* Stated goal:
Go through the lines below and copy each one that holds the string "this".

Rows from a dataset of charts and code
────
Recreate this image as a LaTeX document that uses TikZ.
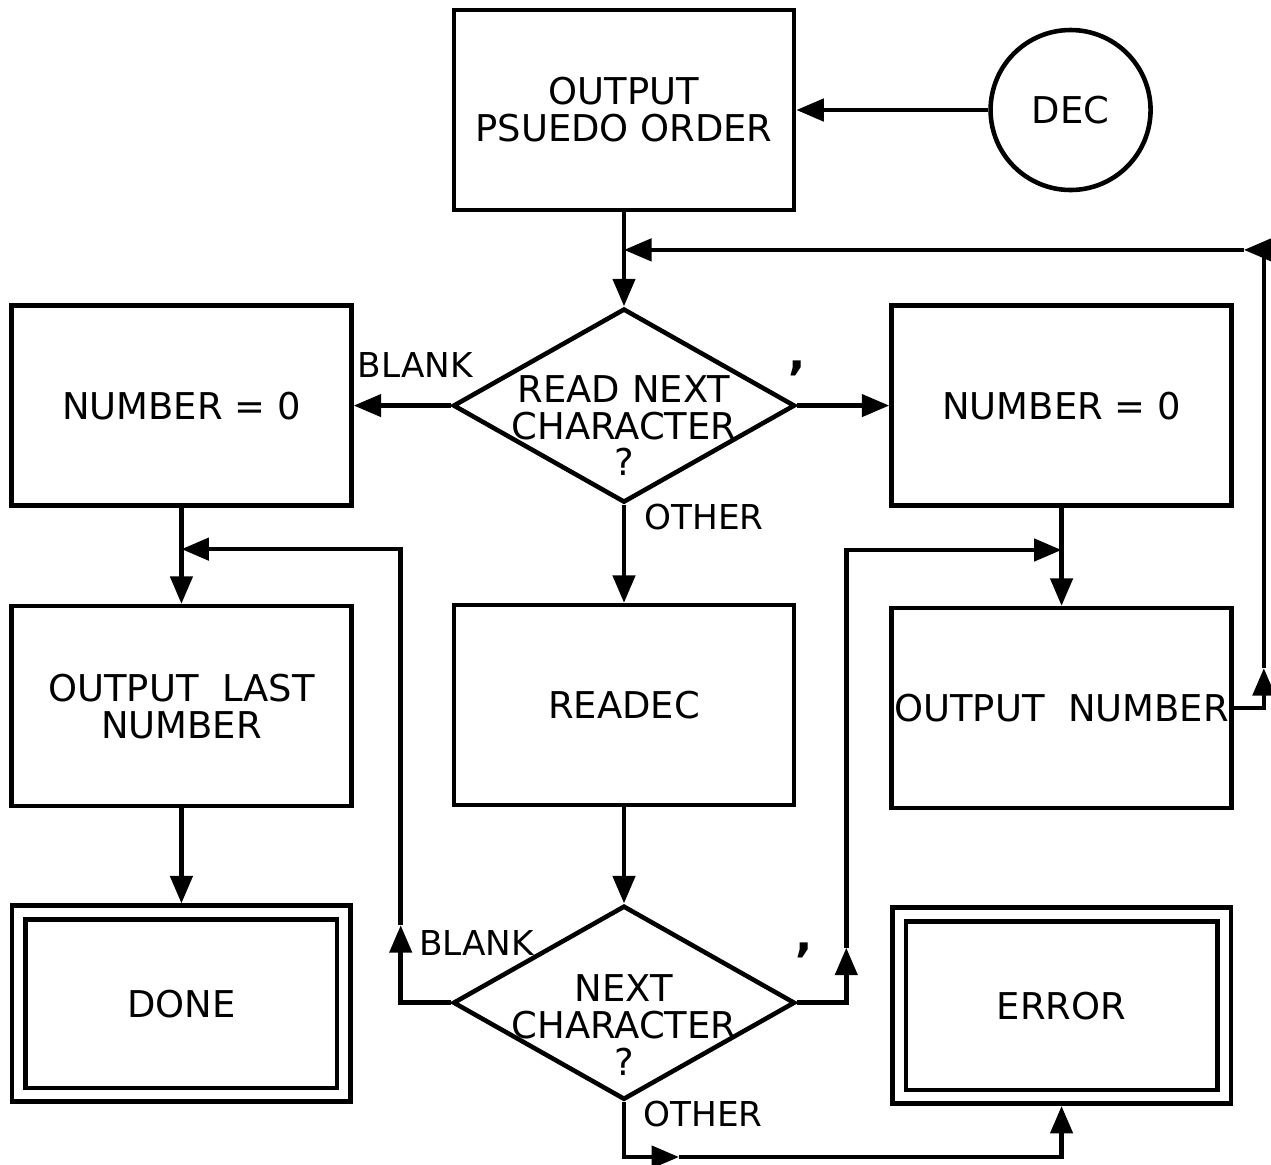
\documentclass[tikz,border=0pt]{standalone}
\usepackage{fontspec}
\setmainfont{DejaVu Sans}
\usepackage{tikz}
\usetikzlibrary{arrows.meta,positioning,calc,shapes.geometric}
\newcommand{\boxfont}{\fontsize{21}{21}\selectfont}
\newcommand{\tagfont}{\fontsize{19.5}{19.5}\selectfont}
\tikzset{
    every picture/.style={line join=miter},
    procbox/.style={draw,line width=2.6pt,minimum width=6.8cm,minimum height=4cm,
      inner sep=0pt,outer sep=1.3pt,font=\boxfont,align=center},
    stopbox/.style={procbox,double,double distance=1.8mm,minimum width=6.5cm,
      minimum height=3.65cm,outer sep=1.8mm},
    testnode/.style={draw,diamond,line width=2.6pt,minimum width=6.84cm,
      minimum height=3.88cm,inner sep=0pt,outer sep=1.3pt},
    testtext/.style={font=\boxfont,align=center,inner sep=0pt},
    connector/.style={draw,circle,line width=2.6pt,minimum size=3.2cm,
      inner sep=0pt,outer sep=1.3pt,font=\boxfont},
    flowarrow/.style={-{Triangle[length=5.5mm,width=4.4mm]},line width=2.6pt},
    branchlabel/.style={font=\tagfont,inner sep=0pt},
    commalabel/.style={font=\fontsize{26}{26}\selectfont\bfseries,inner sep=0pt}
}

\begin{document}
\begin{tikzpicture}
    \useasboundingbox (0,0) rectangle (25.42,-23.28);
    \node[procbox] (order) at (12.48,-2.2) {OUTPUT\\PSUEDO ORDER};
    \node[connector,right=3.84cm of order] (dec) {DEC};
    \node[testnode,below=1.88cm of order] (readnext) {};
    \node[testtext] (readnext-txt) at ($(readnext)+(0,-0.4)$) {READ NEXT\\CHARACTER\\?};
    \node[procbox,left=1.94cm of readnext] (zeroL) {NUMBER = 0};
    \node[procbox,right=1.84cm of readnext] (zeroR) {NUMBER = 0};
    \node[procbox,below=1.96cm of readnext] (readec) {READEC};
    \node[procbox,below=1.92cm of zeroL] (lastnum) {OUTPUT\ \ LAST\\NUMBER};
    \node[procbox,below=1.96cm of zeroR] (outnum) {OUTPUT\ \ NUMBER};
    \node[stopbox,below=1.9cm of lastnum] (done) {DONE};
    \node[stopbox,below=1.9cm of outnum] (error) {ERROR};
    \node[testnode,below=1.92cm of readec] (nextchar) {};
    \node[testtext] (nextchar-txt) at ($(nextchar)+(0,-0.45)$) {NEXT\\CHARACTER\\?};

    \node[branchlabel,anchor=south east] (blank1) at ($(readnext.west)+(0.45,0.55)$) {BLANK};
    \node[commalabel] (comma1) at ($(readnext.east)+(0,0.75)$) {,};
    \node[branchlabel,anchor=west] (other1) at ($(readnext.south)+(0.4,-0.24)$) {OTHER};
    \node[branchlabel,anchor=west] (blank2) at ($(nextchar.west)+(-0.64,1.2)$) {BLANK};
    \node[commalabel] (comma2) at ($(nextchar.east)+(0.14,1.05)$) {,};
    \node[branchlabel,anchor=west] (other2) at ($(nextchar.south)+(0.38,-0.24)$) {OTHER};

    \coordinate (jtop) at ($(order.south)!0.4!(readnext.north)$);
    \coordinate (jleft) at ($(zeroL.south)!0.43!(lastnum.north)$);
    \coordinate (jright) at ($(zeroR.south)!0.43!(outnum.north)$);
    \coordinate (rise) at ($(outnum.east)+(0.6,0.8)$);
    \coordinate (turn) at ($(jtop -| rise)+(-0.4,0)$);
    \coordinate (bkup) at ($(nextchar.west)+(-1,1.55)$);
    \coordinate (fwup) at ($(nextchar.east)+(0.98,1.1)$);
    \coordinate (lowrun) at ($(nextchar.south)+(1.1,-1.1)$);

    \draw[flowarrow] (dec) -- (order);
    \draw[flowarrow] (order.south) -- (readnext.north);
    \draw[flowarrow] (readnext.west) -- (zeroL.east);
    \draw[flowarrow] (readnext.east) -- (zeroR.west);
    \draw[flowarrow] (readnext.south) -- (readec.north);
    \draw[flowarrow] (zeroL.south) -- (lastnum.north);
    \draw[flowarrow] (lastnum.south) -- (done.north);
    \draw[flowarrow] (zeroR.south) -- (outnum.north);
    \draw[flowarrow] (readec.south) -- (nextchar.north);

    \draw[flowarrow] (outnum.east) -| (rise);
    \draw[flowarrow] (rise) |- (turn);
    \draw[flowarrow] (turn) -- (jtop);
    \draw[flowarrow] (nextchar.west) -| (bkup);
    \draw[flowarrow] (bkup) |- (jleft);
    \draw[flowarrow] (nextchar.east) -| (fwup);
    \draw[flowarrow] (fwup) |- (jright);
    \draw[flowarrow] (nextchar.south) |- (lowrun);
    \draw[flowarrow] (lowrun) -| (error.south);
\end{tikzpicture}
\end{document}
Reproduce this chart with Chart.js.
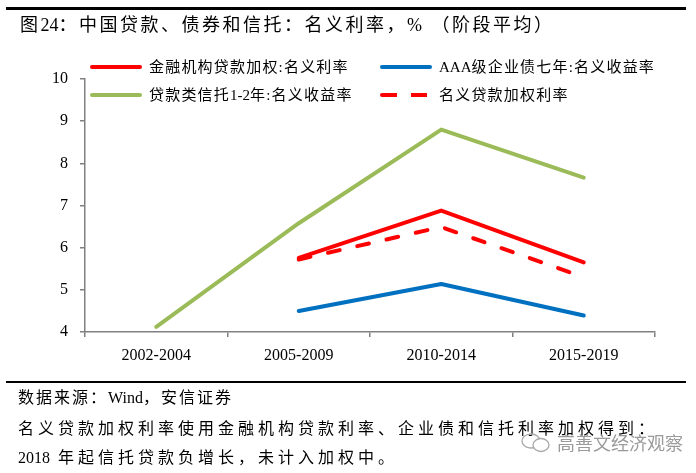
<!DOCTYPE html>
<html>
<head>
<meta charset="utf-8">
<script src="https://cdn.jsdelivr.net/npm/chart.js@4/dist/chart.umd.min.js"></script>
<style>
  body { margin: 0; background: #fff; }
  #wrap { position: relative; width: 696px; height: 473px; overflow: hidden;
    font-family: "Liberation Serif", "Noto Sans CJK SC", serif; color: #000; }
  #chart { position: absolute; left: 0; top: 0; }
  .rule { position: absolute; left: 6px; width: 680px; background: #000; }
  .title { position: absolute; left: 20px; top: 12px; font-size: 18px; letter-spacing: 2.5px; line-height: 26px; white-space: nowrap; }
  .legend-item { position: absolute; height: 20px; line-height: 20px; font-size: 15px; letter-spacing: 1.2px; white-space: nowrap; }
  .legend-item .swatch { position: absolute; left: 0; top: 8px; width: 52px; height: 4px; border-radius: 2px; }
  .legend-item .label { position: absolute; left: 59px; top: 0; }
  .latin { letter-spacing: 0; }
  .src { position: absolute; left: 18px; font-size: 16px; line-height: 22px; white-space: nowrap; }
  .mark { position: absolute; left: 520px; top: 430px; color: #9a9a9a; font-family: "Noto Sans CJK SC", sans-serif; font-size: 18px; line-height: 24px; white-space: nowrap; }
</style>
</head>
<body>
<div id="wrap">
  <canvas id="chart" width="696" height="473"></canvas>
  <div class="rule" style="top:7px;height:3px"></div>
  <div class="title">图<span class="latin">24</span>：中国贷款、债券和信托：名义利率，% （阶段平均）</div>
  <div id="legend"></div>
  <div class="rule" style="top:381px;height:1.5px"></div>
  <div class="src" style="top:387px;letter-spacing:2px">数据来源：<span class="latin">Wind</span>，安信证券</div>
  <div class="src" style="top:418px;letter-spacing:4px">名义贷款加权利率使用金融机构贷款利率、企业债和信托利率加权得到：</div>
  <div class="src" style="top:447px;letter-spacing:4px"><span class="latin">2018</span> 年起信托贷款负增长，未计入加权中。</div>
  <div class="mark">
    <svg width="32" height="22" viewBox="0 0 32 22" style="vertical-align:-4px">
      <ellipse cx="11" cy="9" rx="9" ry="7" fill="none" stroke="#a8a8a8" stroke-width="1.3"/>
      <ellipse cx="21" cy="13" rx="8" ry="6.5" fill="#fff" stroke="#a8a8a8" stroke-width="1.3"/>
    </svg><span style="margin-left:5px">高善文经济观察</span>
  </div>
</div>
<script>
// Periods on the x axis
const categories = ['2002-2004', '2005-2009', '2010-2014', '2015-2019'];

// Nominal rates, %, period averages
const loanRate = [null, 5.76, 6.88, 5.65];      // 金融机构贷款加权:名义利率
const aaaBond = [null, 4.50, 5.14, 4.39];       // AAA级企业债七年:名义收益率
const trustLoan = [4.12, 6.58, 8.80, 7.66];     // 贷款类信托1-2年:名义收益率
const weightedRate = [null, 5.72, 6.49, 5.30];  // 名义贷款加权利率

const seriesNames = [
  '金融机构贷款加权:名义利率',
  'AAA级企业债七年:名义收益率',
  '贷款类信托1-2年:名义收益率',
  '名义贷款加权利率',
];
const seriesColors = ['#ff0000', '#0070c0', '#9bbb59', '#ff0000'];
const yTicks = [4, 5, 6, 7, 8, 9, 10];

const AXIS_COLOR = '#808080';
const TICK_FONT = { family: 'Liberation Serif', size: 16 };

function makeDataset(i, values, dashed) {
  return {
    label: seriesNames[i],
    data: values,
    borderColor: seriesColors[i],
    backgroundColor: seriesColors[i],
    borderWidth: 4,
    borderCapStyle: 'round',
    borderJoinStyle: 'round',
    borderDash: dashed ? [12, 18] : [],
    pointRadius: 0,
    tension: 0,
    fill: false,
  };
}

const datasets = [
  makeDataset(0, loanRate, false),
  makeDataset(1, aaaBond, false),
  makeDataset(2, trustLoan, false),
  makeDataset(3, weightedRate, true),
];

// HTML legend, two columns
const legendPos = [
  { left: 90, top: 57 }, { left: 380, top: 57 },
  { left: 90, top: 85 }, { left: 380, top: 85 },
];
const legendEl = document.getElementById('legend');
seriesNames.forEach((name, i) => {
  const item = document.createElement('div');
  item.className = 'legend-item';
  item.style.left = legendPos[i].left + 'px';
  item.style.top = legendPos[i].top + 'px';
  const sw = document.createElement('div');
  sw.className = 'swatch';
  if (i === 3) {
    sw.style.background = `linear-gradient(to right, ${seriesColors[i]} 0 17px, transparent 17px 31px, ${seriesColors[i]} 31px 47px, transparent 47px)`;
  } else {
    sw.style.background = seriesColors[i];
  }
  const lb = document.createElement('span');
  lb.className = 'label';
  // latin runs (AAA, 1-2) without extra spacing
  name.split(/([A-Za-z0-9\-]+)/).forEach(part => {
    if (!part) return;
    const s = document.createElement('span');
    if (/^[A-Za-z0-9\-]+$/.test(part)) s.className = 'latin';
    s.textContent = part;
    lb.appendChild(s);
  });
  item.appendChild(sw);
  item.appendChild(lb);
  legendEl.appendChild(item);
});

new Chart(document.getElementById('chart'), {
  type: 'line',
  data: { labels: categories, datasets },
  options: {
    responsive: false,
    animation: false,
    events: [],
    layout: { padding: { left: 0, top: 79, right: 41, bottom: 101 } },
    plugins: { legend: { display: false }, tooltip: { enabled: false } },
    scales: {
      x: {
        type: 'category',
        offset: true,
        grid: { offset: true, drawOnChartArea: false, tickLength: 5, color: AXIS_COLOR, lineWidth: 1.5 },
        border: { color: AXIS_COLOR, width: 1.5 },
        ticks: { color: '#000', font: TICK_FONT, padding: 9, maxRotation: 0 },
        afterFit: s => { s.height = 40; },
      },
      y: {
        min: yTicks[0],
        max: yTicks[yTicks.length - 1],
        afterBuildTicks: s => { s.ticks = yTicks.map(v => ({ value: v })); },
        grid: { drawOnChartArea: false, tickLength: 5, color: AXIS_COLOR, lineWidth: 1.5 },
        border: { color: AXIS_COLOR, width: 1.5 },
        ticks: { color: '#000', font: TICK_FONT, padding: 12 },
        afterFit: s => { s.width = 85; },
      },
    },
  },
});
</script>
</body>
</html>
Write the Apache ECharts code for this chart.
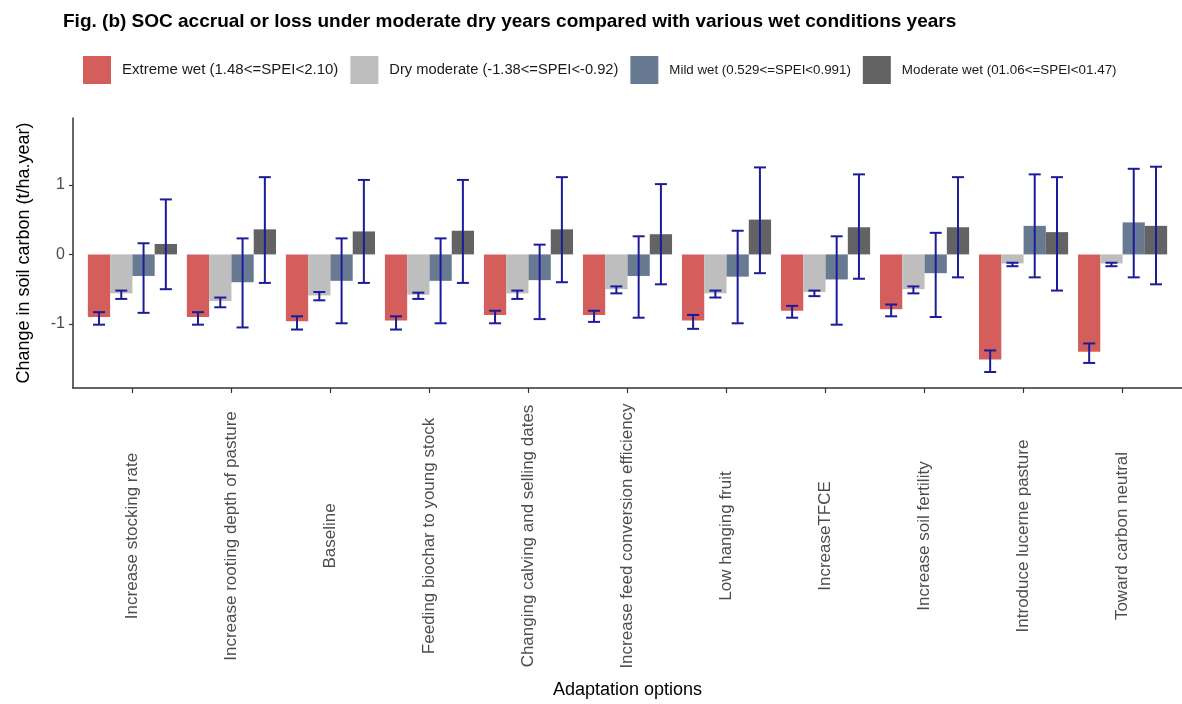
<!DOCTYPE html>
<html>
<head>
<meta charset="utf-8">
<script src="https://cdn.jsdelivr.net/npm/echarts@6/dist/echarts.min.js"></script>
<style>
html,body{margin:0;padding:0;background:#fff;}
#chart{width:1182px;height:704px;}
</style>
</head>
<body>
<div id="chart"></div>
<script>
const categories = ['Increase stocking rate','Increase rooting depth of pasture','Baseline','Feeding biochar to young stock','Changing calving and selling dates','Increase feed conversion efficiency','Low hanging fruit','IncreaseTFCE','Increase soil fertility','Introduce lucerne pasture','Toward carbon neutral'];

const seriesNames = ['Extreme wet (1.48<=SPEI<2.10)','Dry moderate (-1.38<=SPEI<-0.92)','Mild wet (0.529<=SPEI<0.991)','Moderate wet (01.06<=SPEI<01.47)'];

const extremeWet     = [-0.90,-0.90,-0.96,-0.95,-0.87,-0.87,-0.95,-0.81,-0.79,-1.51,-1.40];
const extremeWetLow  = [-1.01,-1.01,-1.08,-1.08,-0.99,-0.97,-1.07,-0.91,-0.89,-1.69,-1.56];
const extremeWetHigh = [-0.83,-0.83,-0.89,-0.89,-0.81,-0.81,-0.87,-0.74,-0.72,-1.38,-1.28];

const dryModerate     = [-0.56,-0.67,-0.59,-0.58,-0.56,-0.50,-0.56,-0.54,-0.50,-0.13,-0.13];
const dryModerateLow  = [-0.64,-0.76,-0.66,-0.64,-0.64,-0.56,-0.62,-0.60,-0.56,-0.17,-0.17];
const dryModerateHigh = [-0.52,-0.62,-0.54,-0.55,-0.52,-0.46,-0.52,-0.52,-0.46,-0.12,-0.12];

const mildWet     = [-0.31,-0.40,-0.38,-0.38,-0.37,-0.31,-0.32,-0.36,-0.27,0.41,0.46];
const mildWetLow  = [-0.84,-1.05,-0.99,-0.99,-0.93,-0.91,-0.99,-1.01,-0.90,-0.33,-0.33];
const mildWetHigh = [0.16,0.23,0.23,0.23,0.14,0.26,0.34,0.26,0.31,1.15,1.23];

const moderateWet     = [0.15,0.36,0.33,0.34,0.36,0.29,0.50,0.39,0.39,0.32,0.41];
const moderateWetLow  = [-0.50,-0.41,-0.41,-0.41,-0.40,-0.43,-0.27,-0.35,-0.33,-0.52,-0.43];
const moderateWetHigh = [0.79,1.11,1.07,1.07,1.11,1.01,1.25,1.15,1.11,1.11,1.26];

const yTicks = [-1, 0, 1];

const means = [extremeWet, dryModerate, mildWet, moderateWet];
const lows = [extremeWetLow, dryModerateLow, mildWetLow, moderateWetLow];
const highs = [extremeWetHigh, dryModerateHigh, mildWetHigh, moderateWetHigh];
const colors = ['#d35e5b', '#bebebe', '#687a91', '#636363'];
const legendFontSizes = [15, 14.7, 13.3, 13.4];
const catIdx = categories.map((c, i) => i);
const FONT = 'Liberation Sans, Arial, sans-serif';
const GROUP_FRAC = 0.9;

const chart = echarts.init(document.getElementById('chart'));

const barSeries = means.map((arr, s) => ({
  name: seriesNames[s],
  type: 'bar',
  data: arr.map((v, i) => [i, v]),
  itemStyle: { color: colors[s] },
  barGap: '0%',
  barCategoryGap: '10%',
  silent: true
}));

const errData = [];
means.forEach((arr, s) => {
  arr.forEach((v, i) => errData.push([i, lows[s][i], highs[s][i], s]));
});

const errSeries = {
  type: 'custom',
  name: 'err',
  data: errData,
  encode: { x: 0, y: [1, 2] },
  silent: true,
  z: 5,
  renderItem: function (params, api) {
    const i = api.value(0), lo = api.value(1), hi = api.value(2), s = api.value(3);
    const band = api.size([1, 0])[0];
    const bw = band * GROUP_FRAC / 4;
    const cx = api.coord([i, 0])[0] + (s - 1.5) * bw;
    const yLo = api.coord([i, lo])[1];
    const yHi = api.coord([i, hi])[1];
    const cap = 6;
    const style = { stroke: '#1c1c9a', lineWidth: 2 };
    return {
      type: 'group',
      children: [
        { type: 'line', shape: { x1: cx, y1: yLo, x2: cx, y2: yHi }, style: style },
        { type: 'line', shape: { x1: cx - cap, y1: yLo, x2: cx + cap, y2: yLo }, style: style },
        { type: 'line', shape: { x1: cx - cap, y1: yHi, x2: cx + cap, y2: yHi }, style: style }
      ]
    };
  }
};

chart.setOption({
  animation: false,
  backgroundColor: '#ffffff',
  title: {
    text: 'Fig. (b) SOC accrual or loss under moderate dry years compared with various wet conditions years',
    left: 63, top: 12, padding: 0,
    textStyle: { fontFamily: FONT, fontSize: 19, fontWeight: 'bold', color: '#000' }
  },
  legend: {
    data: seriesNames.map((n, s) => ({ name: n, textStyle: { fontSize: legendFontSizes[s] } })),
    left: 83, top: 56, padding: 0,
    itemWidth: 28, itemHeight: 28, itemGap: 12,
    icon: 'rect',
    textStyle: { fontFamily: FONT, fontSize: 15, color: '#1a1a1a', padding: [0, 0, 0, 6] }
  },
  grid: { left: 73, right: 0, top: 118, bottom: 316, containLabel: false },
  xAxis: {
    type: 'value', min: -0.6, max: 10.6,
    name: 'Adaptation options', nameLocation: 'middle', nameGap: 293,
    nameTextStyle: { fontFamily: FONT, fontSize: 18, color: '#000' },
    axisLine: { show: true, onZero: false, lineStyle: { color: '#333', width: 1.5 } },
    axisTick: { show: true, customValues: catIdx, length: 5, lineStyle: { color: '#333', width: 1.2 } },
    axisLabel: {
      show: true, customValues: catIdx, rotate: 90, align: 'center', margin: 148,
      fontFamily: FONT, fontSize: 17, color: '#4d4d4d',
      formatter: v => categories[Math.round(v)]
    },
    splitLine: { show: false }
  },
  yAxis: {
    type: 'value', min: -1.92, max: 1.96,
    name: 'Change in soil carbon (t/ha.year)', nameLocation: 'middle', nameGap: 40,
    nameTextStyle: { fontFamily: FONT, fontSize: 18, color: '#000' },
    axisLine: { show: true, onZero: false, lineStyle: { color: '#333', width: 1.5 } },
    axisTick: { show: true, customValues: yTicks, length: 4, lineStyle: { color: '#333', width: 1.2 } },
    axisLabel: { show: true, customValues: yTicks, margin: 8, fontFamily: FONT, fontSize: 16, color: '#4d4d4d' },
    splitLine: { show: false }
  },
  series: barSeries.concat([errSeries])
});
</script>
</body>
</html>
────
* Right answer:
Recreate this image as a LaTeX document that uses TikZ.
Reproduce this chart with Chart.js.
Write the Apache ECharts code for this chart.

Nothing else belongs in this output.